Challenge
The client’s team maintained constant contact with manufacturers and vendors, passing parts lists back and forth. They needed to match these up against internal records to make sure everything was accounted for.
Frustratingly, the Manufacturer and Model would often come in slightly different.
For example, these two should be the same:
OLYMPUS AMERICA INC
OLYMPUS
And these models are the same:
CF-10 COMPUTER
CF-10
Another example:
DC 1200
DC-1200
So if you see the part DC 1200
, which isn’t an exact match from your master part list, you’d have to do a lot of manual eye-checking or subjective Ctrl + F searches. Now imagine doing this hundreds of times every day.
Solution
In data cleaning work, we usually perform multiple passes.
The easiest first pass is to remove unexpected whitespaces, and remove common suffixes (such as INC
, LLC
, etc. in manufacturer names).
From there, because a given part is always tied to a manufacturer, the next step was to concatenate the manufacturer with the model to create a unique ID/key for each entry.
Then, I created several LAMBDA functions that calculated “closeness” scores based on dynamic parameters, such as the source string length and how strict the matching should be.

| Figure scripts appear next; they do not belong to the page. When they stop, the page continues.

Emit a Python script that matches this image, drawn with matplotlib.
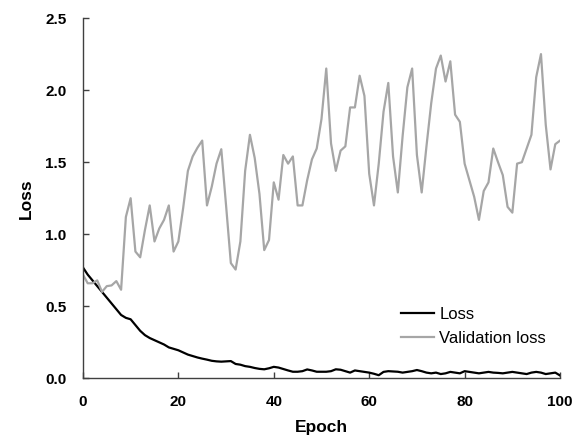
import matplotlib
matplotlib.use("Agg")
import matplotlib.pyplot as plt
import numpy as np

plt.rcParams['font.family'] = ['Liberation Sans', 'DejaVu Sans']

# per-epoch values
epochs = np.arange(0, 101)

loss = [0.77, 0.72, 0.68, 0.64, 0.60, 0.56, 0.52, 0.48, 0.44, 0.42,
        0.41, 0.37, 0.33, 0.30, 0.28, 0.265, 0.25, 0.235, 0.215, 0.205,
        0.195, 0.18, 0.165, 0.155, 0.145, 0.137, 0.13, 0.122, 0.118, 0.116,
        0.118, 0.12, 0.10, 0.095, 0.085, 0.08, 0.072, 0.066, 0.063, 0.07,
        0.08, 0.075, 0.065, 0.055, 0.046, 0.046, 0.05, 0.062, 0.055, 0.046,
        0.046, 0.046, 0.05, 0.063, 0.06, 0.05, 0.04, 0.055, 0.05, 0.045,
        0.04, 0.032, 0.022, 0.045, 0.05, 0.048, 0.046, 0.04, 0.045, 0.05,
        0.058, 0.05, 0.04, 0.035, 0.04, 0.03, 0.035, 0.045, 0.04, 0.035,
        0.05, 0.045, 0.04, 0.035, 0.04, 0.045, 0.04, 0.038, 0.035, 0.04,
        0.045, 0.04, 0.035, 0.03, 0.04, 0.045, 0.04, 0.03, 0.035, 0.04,
        0.02]

val_loss = [0.72, 0.66, 0.66, 0.68, 0.60, 0.64, 0.645, 0.675, 0.615, 1.12,
            1.25, 0.88, 0.84, 1.03, 1.20, 0.95, 1.04, 1.10, 1.20, 0.88,
            0.95, 1.18, 1.44, 1.54, 1.60, 1.65, 1.20, 1.33, 1.49, 1.59,
            1.20, 0.80, 0.755, 0.95, 1.44, 1.69, 1.53, 1.28, 0.89, 0.96,
            1.36, 1.24, 1.55, 1.49, 1.54, 1.20, 1.20, 1.375, 1.52, 1.595,
            1.80, 2.15, 1.63, 1.44, 1.58, 1.61, 1.88, 1.88, 2.10, 1.96,
            1.42, 1.20, 1.49, 1.85, 2.05, 1.54, 1.29, 1.68, 2.02, 2.15,
            1.55, 1.29, 1.61, 1.91, 2.15, 2.24, 2.06, 2.20, 1.83, 1.78,
            1.49, 1.375, 1.26, 1.10, 1.30, 1.36, 1.595, 1.50, 1.41, 1.19,
            1.15, 1.49, 1.50, 1.595, 1.69, 2.09, 2.25, 1.76, 1.45, 1.625,
            1.65]

x_ticks = [0, 20, 40, 60, 80, 100]
y_ticks = [0.0, 0.5, 1.0, 1.5, 2.0, 2.5]

fig = plt.figure(figsize=(5.84, 4.41), dpi=100)
ax = fig.add_axes([0.142, 0.142, 0.817, 0.817])

ax.plot(epochs, loss, color='black', lw=1.6, label='Loss')
ax.plot(epochs, val_loss, color='#a6a6a6', lw=1.6, label='Validation loss')

ax.set_xlim(0, 100)
ax.set_ylim(0, 2.5)
ax.set_xticks(x_ticks)
ax.set_yticks(y_ticks)
ax.set_yticklabels([f"{v:.1f}" for v in y_ticks])

for s in ['top', 'right']:
    ax.spines[s].set_visible(False)
for s in ['left', 'bottom']:
    ax.spines[s].set_color('#404040')
    ax.spines[s].set_linewidth(1.0)

ax.tick_params(direction='in', length=4, width=1, color='#404040',
               labelsize=11, pad=12)
for lbl in ax.get_xticklabels() + ax.get_yticklabels():
    lbl.set_fontweight('bold')

ax.set_xlabel('Epoch', fontsize=12.5, fontweight='bold', labelpad=8)
ax.set_ylabel('Loss', fontsize=12.5, fontweight='bold', labelpad=8)

ax.legend(loc='upper left', bbox_to_anchor=(401 / 584, 1 - 307 / 441),
          bbox_transform=fig.transFigure, frameon=False,
          fontsize=12, handlelength=2.0, handletextpad=0.3,
          labelspacing=0.52, borderpad=0, borderaxespad=0)

fig.savefig('out.png', dpi=100)
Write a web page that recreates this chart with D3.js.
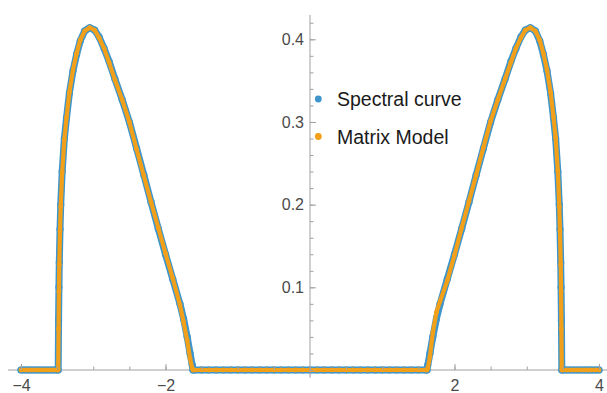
<!DOCTYPE html>
<html>
<head>
<meta charset="utf-8">
<script src="https://cdn.jsdelivr.net/npm/d3@7"></script>
<style>
  html, body { margin: 0; padding: 0; background: #fff; }
  svg { display: block; }
  text { font-family: "Liberation Sans", Arial, sans-serif; }
</style>
</head>
<body>
<svg id="chart" width="607" height="393"></svg>
<script>
// ---- data ----
const xValues = [
  -4.00,-3.95,-3.90,-3.85,-3.80,-3.75,-3.70,-3.65,-3.60,-3.55,-3.50,-3.485,
  -3.48,-3.475,-3.47,-3.46,-3.45,-3.43,-3.40,-3.37,-3.33,-3.28,-3.23,-3.18,-3.12,-3.05,-2.98,-2.92,-2.85,-2.78,-2.70,-2.60,-2.50,-2.40,-2.30,-2.20,-2.10,-2.00,-1.90,-1.80,-1.75,-1.70,-1.66,-1.63,-1.62,
  -1.60,-1.50,-1.40,-1.30,-1.20,-1.10,-1.00,-0.90,-0.80,-0.70,-0.60,-0.50,-0.40,-0.30,-0.20,-0.10,0.00,0.10,0.20,0.30,0.40,0.50,0.60,0.70,0.80,0.90,1.00,1.10,1.20,1.30,1.40,1.50,1.60,
  1.62,1.63,1.66,1.70,1.75,1.80,1.90,2.00,2.10,2.20,2.30,2.40,2.50,2.60,2.70,2.78,2.85,2.92,2.98,3.05,3.12,3.18,3.23,3.28,3.33,3.37,3.40,3.43,3.45,3.46,3.47,3.475,3.48,
  3.485,3.50,3.55,3.60,3.65,3.70,3.75,3.80,3.85,3.90,3.95,4.00
];
const spectralValues = [
  0,0,0,0,0,0,0,0,0,0,0,0,
  0.060,0.100,0.130,0.170,0.200,0.240,0.280,0.305,0.335,0.362,0.382,0.398,0.410,0.414,0.411,0.403,0.389,0.373,0.352,0.327,0.300,0.268,0.236,0.203,0.171,0.140,0.110,0.080,0.062,0.040,0.020,0.006,0,
  0,0,0,0,0,0,0,0,0,0,0,0,0,0,0,0,0,0,0,0,0,0,0,0,0,0,0,0,0,0,0,0,0,
  0,0.006,0.020,0.040,0.062,0.080,0.110,0.140,0.171,0.203,0.236,0.268,0.300,0.327,0.352,0.373,0.389,0.403,0.411,0.414,0.410,0.398,0.382,0.362,0.335,0.305,0.280,0.240,0.200,0.170,0.130,0.100,0.060,
  0,0,0,0,0,0,0,0,0,0,0,0
];
const matrixValues = [
  0,0,0,0,0,0,0,0,0,0,0,0,
  0.050,0.095,0.128,0.168,0.198,0.239,0.279,0.305,0.336,0.363,0.383,0.399,0.410,0.414,0.411,0.402,0.389,0.372,0.351,0.327,0.300,0.267,0.235,0.203,0.172,0.141,0.111,0.079,0.058,0.036,0.014,0.002,0,
  0,0,0,0,0,0,0,0,0,0,0,0,0,0,0,0,0,0,0,0,0,0,0,0,0,0,0,0,0,0,0,0,0,
  0,0.002,0.016,0.045,0.070,0.083,0.108,0.139,0.172,0.204,0.236,0.269,0.301,0.327,0.352,0.372,0.389,0.402,0.411,0.414,0.410,0.399,0.383,0.363,0.336,0.306,0.281,0.241,0.198,0.168,0.128,0.095,0.050,
  0,0,0,0,0,0,0,0,0,0,0,0
];
const xMajorTicks = [-4, -2, 2, 4];
const xMinorTicks = [-4,-3.5,-3,-2.5,-2,-1.5,-1,-0.5,0,0.5,1,1.5,2,2.5,3,3.5,4];
const yMajorTicks = [0.1, 0.2, 0.3, 0.4];
const yMinorTicks = [0,0.02,0.04,0.06,0.08,0.1,0.12,0.14,0.16,0.18,0.2,0.22,0.24,0.26,0.28,0.3,0.32,0.34,0.36,0.38,0.4,0.42];
const seriesNames = ["Spectral curve", "Matrix Model"];
const seriesColors = ["#3d95cc", "#f2a01a"];

// ---- scales ----
const svg = d3.select("#chart");
const x = d3.scaleLinear().domain([-4, 4]).range([21, 599]);
const y = d3.scaleLinear().domain([0, 0.4]).range([370, 39.3]);

const axisColor = "#a0a0a0";
const labelColor = "#4a4a4a";

// x axis line (beneath data)
svg.append("line")
  .attr("x1", x(-4.18)).attr("x2", x(4.2))
  .attr("y1", y(0)).attr("y2", y(0))
  .attr("stroke", axisColor).attr("stroke-width", 1);

// ---- data ----
const pts = (vals) => xValues.map((xv, i) => [xv, vals[i]]);
const line = d3.line().x(d => x(d[0])).y(d => y(d[1]));

const spec = pts(spectralValues);
const mat = pts(matrixValues);

svg.append("path").datum(spec)
  .attr("d", line).attr("fill", "none")
  .attr("stroke", seriesColors[0]).attr("stroke-width", 7)
  .attr("stroke-linejoin", "round").attr("stroke-linecap", "round");
svg.append("g").selectAll("circle").data(spec).join("circle")
  .attr("cx", d => x(d[0])).attr("cy", d => y(d[1])).attr("r", 3.6)
  .attr("fill", seriesColors[0]);

svg.append("path").datum(mat)
  .attr("d", line).attr("fill", "none")
  .attr("stroke", seriesColors[1]).attr("stroke-width", 4.2)
  .attr("stroke-linejoin", "round").attr("stroke-linecap", "round");
svg.append("g").selectAll("circle").data(mat).join("circle")
  .attr("cx", d => x(d[0])).attr("cy", d => y(d[1])).attr("r", 2.4)
  .attr("fill", seriesColors[1]);

// ---- axes (on top) ----
// y axis line
svg.append("line")
  .attr("x1", x(0)).attr("x2", x(0))
  .attr("y1", y(0.4295)).attr("y2", y(-0.0095))
  .attr("stroke", axisColor).attr("stroke-width", 1);

const fmtMinus = d => (d < 0 ? "\u2212" : "") + Math.abs(d);

// x minor ticks
const gxMinor = svg.append("g").attr("transform", `translate(0,${y(0)})`)
  .call(d3.axisBottom(x).tickValues(xMinorTicks).tickSizeInner(-3.5).tickSizeOuter(0).tickFormat(""));
// x major ticks with labels
const gxMajor = svg.append("g").attr("transform", `translate(0,${y(0)})`)
  .call(d3.axisBottom(x).tickValues(xMajorTicks).tickSizeInner(-6).tickSizeOuter(0).tickPadding(10).tickFormat(fmtMinus));

// y minor ticks
const gyMinor = svg.append("g").attr("transform", `translate(${x(0)},0)`)
  .call(d3.axisLeft(y).tickValues(yMinorTicks).tickSizeInner(-3.5).tickSizeOuter(0).tickFormat(""));
// y major ticks with labels
const gyMajor = svg.append("g").attr("transform", `translate(${x(0)},0)`)
  .call(d3.axisLeft(y).tickValues(yMajorTicks).tickSizeInner(-6).tickSizeOuter(0).tickPadding(6).tickFormat(d3.format(".1f")));

[gxMinor, gxMajor, gyMinor, gyMajor].forEach(g => {
  g.select(".domain").remove();
  g.selectAll(".tick line").attr("stroke", axisColor).attr("stroke-width", 1);
  g.selectAll(".tick text")
    .attr("fill", labelColor)
    .style("font-size", "16px")
    .style("font-family", '"Liberation Sans", Arial, sans-serif');
});

// ---- legend ----
const legend = svg.append("g");
const legendY = [99, 136.5];
seriesNames.forEach((name, i) => {
  legend.append("circle").attr("cx", 318.3).attr("cy", legendY[i]).attr("r", 3.4)
    .attr("fill", seriesColors[i]);
  legend.append("text").attr("x", 337).attr("y", legendY[i]).attr("dy", "0.36em")
    .attr("fill", "#1a1a1a")
    .style("font-size", "19.5px")
    .text(name);
});
</script>
</body>
</html>
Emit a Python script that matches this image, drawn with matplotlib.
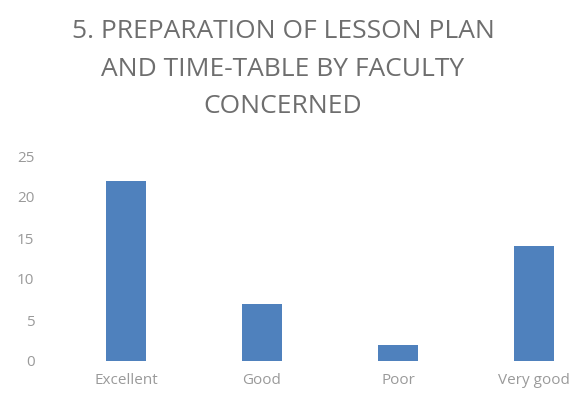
import matplotlib
matplotlib.use("Agg")
import matplotlib.pyplot as plt

categories = ["Excellent", "Good", "Poor", "Very good"]
values = [22, 7, 2, 14]
yticks = [0, 5, 10, 15, 20, 25]
title = "5. PREPARATION OF LESSON PLAN\nAND TIME-TABLE BY FACULTY\nCONCERNED"

W, H = 580, 403
fig = plt.figure(figsize=(W / 100, H / 100), dpi=100)
fig.patch.set_facecolor("white")

left, right = 58, 580
bottom, top = 42, 247
ax = fig.add_axes([left / W, bottom / H, (right - left) / W, (top - bottom) / H])

x = list(range(len(categories)))
ax.bar(x, values, width=0.29, color="#4f81bd")

ax.set_xlim(-0.5, -0.5 + (right - left) / 136)
ax.set_ylim(0, 25)
ax.set_yticks(yticks)
ax.set_xticks(x)
ax.set_xticklabels(categories)

for s in ax.spines.values():
    s.set_visible(False)
ax.tick_params(axis="both", length=0, colors="#9a9a9a", labelsize=11)
ax.tick_params(axis="y", pad=17)
ax.tick_params(axis="x", pad=9)
for lab in ax.get_xticklabels() + ax.get_yticklabels():
    lab.set_family("Open Sans")

fig.text(283 / W, 1 - 69 / H, title, ha="center", va="center", fontsize=19,
         color="#6e6e6e", family="Open Sans", linespacing=1.68)

fig.savefig("out.png", dpi=100, facecolor="white")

Finally, a comparison sheet would output an aggregated score (based on combining various matching techniques and parameters) with a list of the system’s best guesses.
Outcome
The client now has a simple Google Sheets template where they can paste incoming data, and see the fuzzy matches highlighted within a matter of seconds.
No Google Apps Script or fancy Python scripting required!
Everything is good so far and I don’t have any changes to make on the file.